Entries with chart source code
= = = = = = =
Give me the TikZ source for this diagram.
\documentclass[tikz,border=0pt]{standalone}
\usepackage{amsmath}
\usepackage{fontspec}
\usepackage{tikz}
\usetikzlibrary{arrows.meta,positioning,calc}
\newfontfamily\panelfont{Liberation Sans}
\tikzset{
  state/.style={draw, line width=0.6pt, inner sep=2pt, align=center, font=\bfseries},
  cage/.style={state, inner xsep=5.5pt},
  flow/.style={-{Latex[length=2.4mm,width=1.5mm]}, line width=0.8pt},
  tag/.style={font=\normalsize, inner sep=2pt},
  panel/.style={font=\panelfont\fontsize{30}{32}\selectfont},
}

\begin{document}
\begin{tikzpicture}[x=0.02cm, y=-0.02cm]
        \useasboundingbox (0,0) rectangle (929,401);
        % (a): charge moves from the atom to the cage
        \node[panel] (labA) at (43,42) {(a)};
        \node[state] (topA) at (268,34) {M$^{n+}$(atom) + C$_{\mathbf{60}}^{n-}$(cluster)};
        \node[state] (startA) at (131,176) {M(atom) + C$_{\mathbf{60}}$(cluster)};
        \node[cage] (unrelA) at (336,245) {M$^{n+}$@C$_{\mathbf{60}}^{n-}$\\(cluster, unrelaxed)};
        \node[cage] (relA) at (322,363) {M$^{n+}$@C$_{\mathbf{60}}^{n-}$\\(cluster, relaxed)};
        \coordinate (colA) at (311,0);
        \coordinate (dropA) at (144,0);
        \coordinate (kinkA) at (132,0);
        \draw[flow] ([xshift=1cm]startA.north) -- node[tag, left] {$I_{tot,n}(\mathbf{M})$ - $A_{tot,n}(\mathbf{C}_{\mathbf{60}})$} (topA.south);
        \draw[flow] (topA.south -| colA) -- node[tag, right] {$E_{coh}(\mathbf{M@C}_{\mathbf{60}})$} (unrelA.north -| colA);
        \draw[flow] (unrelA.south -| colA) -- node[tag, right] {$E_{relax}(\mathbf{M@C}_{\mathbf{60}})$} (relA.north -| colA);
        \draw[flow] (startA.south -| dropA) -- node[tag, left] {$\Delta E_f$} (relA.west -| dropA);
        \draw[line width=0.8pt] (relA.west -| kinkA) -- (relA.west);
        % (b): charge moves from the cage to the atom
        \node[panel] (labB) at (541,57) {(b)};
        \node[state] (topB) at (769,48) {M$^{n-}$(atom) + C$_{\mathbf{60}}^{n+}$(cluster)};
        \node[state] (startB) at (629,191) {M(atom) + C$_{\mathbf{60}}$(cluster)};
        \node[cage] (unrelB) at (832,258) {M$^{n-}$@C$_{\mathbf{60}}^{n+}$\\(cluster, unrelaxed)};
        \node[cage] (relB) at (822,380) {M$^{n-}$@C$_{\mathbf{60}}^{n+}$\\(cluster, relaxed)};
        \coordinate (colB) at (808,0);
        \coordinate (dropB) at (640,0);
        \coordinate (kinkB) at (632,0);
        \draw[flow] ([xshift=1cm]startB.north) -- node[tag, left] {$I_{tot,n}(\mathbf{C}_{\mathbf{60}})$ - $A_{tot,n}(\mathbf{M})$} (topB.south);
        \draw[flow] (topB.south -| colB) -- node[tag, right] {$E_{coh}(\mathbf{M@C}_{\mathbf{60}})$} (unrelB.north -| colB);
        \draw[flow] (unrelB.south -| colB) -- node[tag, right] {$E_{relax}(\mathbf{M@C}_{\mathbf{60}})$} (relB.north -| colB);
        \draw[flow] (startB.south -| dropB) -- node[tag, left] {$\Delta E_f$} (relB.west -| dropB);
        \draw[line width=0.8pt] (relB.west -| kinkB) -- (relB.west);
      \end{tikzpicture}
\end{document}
= = = = = = =
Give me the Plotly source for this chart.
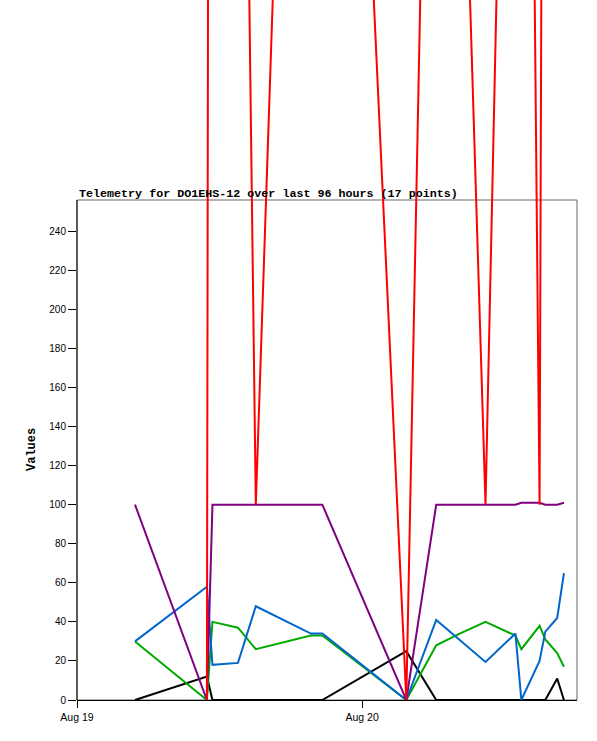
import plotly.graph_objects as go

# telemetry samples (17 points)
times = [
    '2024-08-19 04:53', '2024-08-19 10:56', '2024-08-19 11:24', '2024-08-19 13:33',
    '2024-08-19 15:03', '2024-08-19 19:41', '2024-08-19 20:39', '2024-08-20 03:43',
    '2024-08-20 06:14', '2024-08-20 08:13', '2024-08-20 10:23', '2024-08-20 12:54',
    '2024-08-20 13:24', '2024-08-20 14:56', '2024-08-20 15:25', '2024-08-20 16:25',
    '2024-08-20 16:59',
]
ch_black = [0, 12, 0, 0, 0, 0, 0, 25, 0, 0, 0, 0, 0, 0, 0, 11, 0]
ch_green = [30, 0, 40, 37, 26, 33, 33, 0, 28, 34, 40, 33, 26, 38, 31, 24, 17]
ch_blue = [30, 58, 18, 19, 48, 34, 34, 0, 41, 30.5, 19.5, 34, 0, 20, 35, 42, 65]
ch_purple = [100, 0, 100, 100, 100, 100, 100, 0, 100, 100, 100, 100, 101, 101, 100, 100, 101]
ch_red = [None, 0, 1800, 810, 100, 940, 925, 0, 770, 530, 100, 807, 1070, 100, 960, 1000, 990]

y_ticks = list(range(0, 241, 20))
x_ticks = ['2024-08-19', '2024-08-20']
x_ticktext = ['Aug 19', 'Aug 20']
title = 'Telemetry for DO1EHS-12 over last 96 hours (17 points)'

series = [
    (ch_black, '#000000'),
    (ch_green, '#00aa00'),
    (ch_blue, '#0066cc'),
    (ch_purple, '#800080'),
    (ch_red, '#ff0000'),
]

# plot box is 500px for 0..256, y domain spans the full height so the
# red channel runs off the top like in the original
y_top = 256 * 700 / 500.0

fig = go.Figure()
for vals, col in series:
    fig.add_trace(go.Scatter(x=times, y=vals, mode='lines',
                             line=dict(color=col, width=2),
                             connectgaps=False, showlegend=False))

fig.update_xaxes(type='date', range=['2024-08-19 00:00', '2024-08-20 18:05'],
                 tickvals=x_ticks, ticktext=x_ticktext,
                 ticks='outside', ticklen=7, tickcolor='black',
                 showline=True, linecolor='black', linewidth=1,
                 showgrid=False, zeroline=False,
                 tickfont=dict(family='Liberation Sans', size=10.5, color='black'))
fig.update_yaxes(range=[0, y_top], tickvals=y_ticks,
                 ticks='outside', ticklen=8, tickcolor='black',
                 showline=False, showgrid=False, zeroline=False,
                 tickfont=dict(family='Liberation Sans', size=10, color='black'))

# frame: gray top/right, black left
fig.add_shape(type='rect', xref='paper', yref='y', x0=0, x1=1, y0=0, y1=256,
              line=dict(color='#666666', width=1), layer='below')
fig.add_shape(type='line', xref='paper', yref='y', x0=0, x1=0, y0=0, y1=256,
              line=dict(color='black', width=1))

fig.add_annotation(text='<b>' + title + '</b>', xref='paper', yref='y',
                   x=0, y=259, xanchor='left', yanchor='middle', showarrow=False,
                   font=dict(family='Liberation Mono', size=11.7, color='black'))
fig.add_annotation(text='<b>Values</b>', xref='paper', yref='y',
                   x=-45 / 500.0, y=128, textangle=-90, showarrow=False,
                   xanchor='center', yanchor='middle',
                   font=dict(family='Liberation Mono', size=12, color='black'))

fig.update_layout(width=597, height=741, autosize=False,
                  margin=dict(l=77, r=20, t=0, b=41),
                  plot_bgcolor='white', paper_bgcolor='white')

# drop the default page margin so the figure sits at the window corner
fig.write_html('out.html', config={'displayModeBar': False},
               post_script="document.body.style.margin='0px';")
= = = = = = =
▶ _Instructions to follow_:
Only the lines from "Give me the Plotly source for this chart." through "import plotly.graph_objects as go" should appear in your output, copied exactly with both end lines, and with no pictures.

▶ _Reply_:
Give me the Plotly source for this chart.
import plotly.graph_objects as go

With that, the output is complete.